I was wondering if there is any way to “graft” a water box from a previous simulation onto a new solute (since I’m just changing one residue), or specify the number of water molecules I want in the box, or if theres’ a way to directly make the mutation in the .gro and .top files so I don’t have to re-make the box.

I realize that there might be good reasons why that would not be smart in many cases, but I was hoping someone faced a similar issue before and was able to figure out a solution that they would like to share.

Here’s my script for building the system (further steps ommited for clarity)

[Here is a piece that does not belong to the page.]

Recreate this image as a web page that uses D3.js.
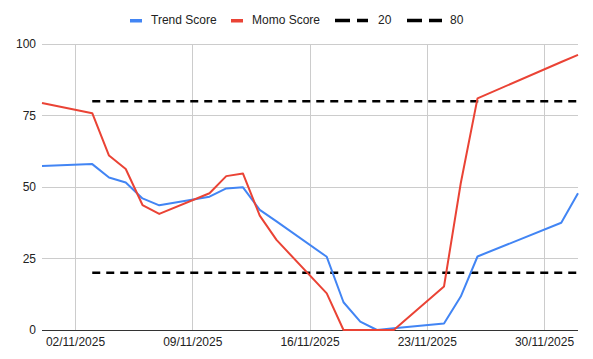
<!DOCTYPE html>
<html><head><meta charset="utf-8">
<script src="https://cdn.jsdelivr.net/npm/d3@7"></script>
<style>body{margin:0;background:#fff;}svg{display:block;font-family:Arial,"Liberation Sans",sans-serif;}</style>
</head><body>
<svg id="c" width="593" height="359"></svg>
<script>
const dates = ["2025-10-31","2025-11-03","2025-11-04","2025-11-05","2025-11-06","2025-11-07","2025-11-10","2025-11-11","2025-11-12","2025-11-13","2025-11-14","2025-11-17","2025-11-18","2025-11-19","2025-11-20","2025-11-21","2025-11-24","2025-11-25","2025-11-26","2025-12-01","2025-12-02"];
const trendScore = [57.3,58.0,53.3,51.6,46.0,43.6,46.6,49.5,49.9,42.0,38.0,25.6,9.7,2.9,0,0.6,2.3,11.7,25.7,37.5,47.8];
const momoScore = [79.4,75.8,61.0,56.3,43.7,40.6,47.8,53.8,54.7,40.0,31.5,12.8,0,0,0,0,15.2,51.3,81.0,93.7,96.2];
const line20 = [null,20,20,20,20,20,20,20,20,20,20,20,20,20,20,20,20,20,20,20,20];
const line80 = [null,80,80,80,80,80,80,80,80,80,80,80,80,80,80,80,80,80,80,80,80];
const yTicks = [0,25,50,75,100];
const xTickLabels = ["2025-11-02","2025-11-09","2025-11-16","2025-11-23","2025-11-30"];
const seriesNames = ["Trend Score","Momo Score","20","80"];

const parse = d3.timeParse("%Y-%m-%d");
const fmt = d3.timeFormat("%d/%m/%Y");
const X = dates.map(parse);
const svg = d3.select("#c");
const L=42,R=578,T=44,B=330;
const x = d3.scaleTime().domain([X[0], X[X.length-1]]).range([L,R]);
const y = d3.scaleLinear().domain([0,100]).range([B,T]);

// grid
svg.append("g").selectAll("line").data(yTicks.filter(v=>v>0)).join("line")
  .attr("x1",L).attr("x2",R).attr("y1",d=>y(d)).attr("y2",d=>y(d))
  .attr("stroke","#cccccc").attr("stroke-width",1).attr("shape-rendering","crispEdges");
const xt = xTickLabels.map(parse);
svg.append("g").selectAll("line").data(xt).join("line")
  .attr("x1",d=>x(d)).attr("x2",d=>x(d)).attr("y1",T).attr("y2",B)
  .attr("stroke","#cccccc").attr("stroke-width",1).attr("shape-rendering","crispEdges");

// y labels
svg.append("g").selectAll("text").data(yTicks).join("text")
  .attr("x",36).attr("y",d=>y(d)).attr("dy","0.35em").attr("text-anchor","end")
  .attr("font-size",12).attr("fill","#222").text(d=>d);
// x labels
svg.append("g").selectAll("text").data(xt).join("text")
  .attr("x",d=>x(d)).attr("y",342).attr("dy","0.35em").attr("text-anchor","middle")
  .attr("font-size",12).attr("fill","#222").text(d=>fmt(d));

const series = [
  {name:seriesNames[0], vals:trendScore, color:"#4285f4", dash:null, w:2},
  {name:seriesNames[1], vals:momoScore, color:"#ea4335", dash:null, w:2},
  {name:seriesNames[2], vals:line20, color:"#000", dash:"8,6", w:2.5},
  {name:seriesNames[3], vals:line80, color:"#000", dash:"8,6", w:2.5}
];
const lineGen = d3.line().defined(d=>d[1]!=null).x(d=>x(d[0])).y(d=>y(d[1]));
// baseline
svg.append("line").attr("x1",L).attr("x2",R).attr("y1",B).attr("y2",B)
  .attr("stroke","#333").attr("stroke-width",1).attr("shape-rendering","crispEdges");
[series[2],series[3],series[0],series[1]].forEach(s=>{
  svg.append("path").datum(X.map((d,i)=>[d,s.vals[i]]))
    .attr("d",lineGen).attr("fill","none").attr("stroke",s.color)
    .attr("stroke-width",s.w).attr("stroke-linejoin","round")
    .attr("stroke-dasharray",s.dash);
});

// legend
const leg = [
  {sx:130, sw:12, tx:151},
  {sx:231, sw:12, tx:252},
  {sx:335, sw:33, tx:378},
  {sx:407, sw:35, tx:450}
];
series.forEach((s,i)=>{
  const g = leg[i];
  if(!s.dash){
    svg.append("rect").attr("x",g.sx).attr("y",19).attr("width",g.sw).attr("height",3.5).attr("fill",s.color);
  } else {
    svg.append("line").attr("x1",g.sx).attr("x2",g.sx+g.sw).attr("y1",20.5).attr("y2",20.5)
      .attr("stroke","#000").attr("stroke-width",3.5).attr("stroke-dasharray","15,7");
  }
  svg.append("text").attr("x",g.tx).attr("y",20).attr("dy","0.35em").attr("font-size",12).attr("fill","#222").text(s.name);
});
</script>
</body></html>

gmx pdb2gmx -f wt_$SLURM_ARRAY_TASK_ID.pdb -o processed_$SLURM_ARRAY_TASK_ID.gro -p processed_$ -i processed_$SLURM_ARRAY_TASK_ID.itp -ignh -ff amber99sb-ildn -water tip3p

gmx editconf -f processed_$SLURM_ARRAY_TASK_ID.gro -o newbox_$SLURM_ARRAY_TASK_ID.gro -bt dodecahedron -d 1.0

gmx solvate -cp newbox_$SLURM_ARRAY_TASK_ID.gro -p processed_$ -o solv_$SLURM_ARRAY_TASK_ID.gro


I think I might have found a solution by defining the dimensions for a box large enough to solvate the conformations with most volume, then running the -maxsol argument in gmx solvate to make sure all boxes have the same amount of solvent molecules.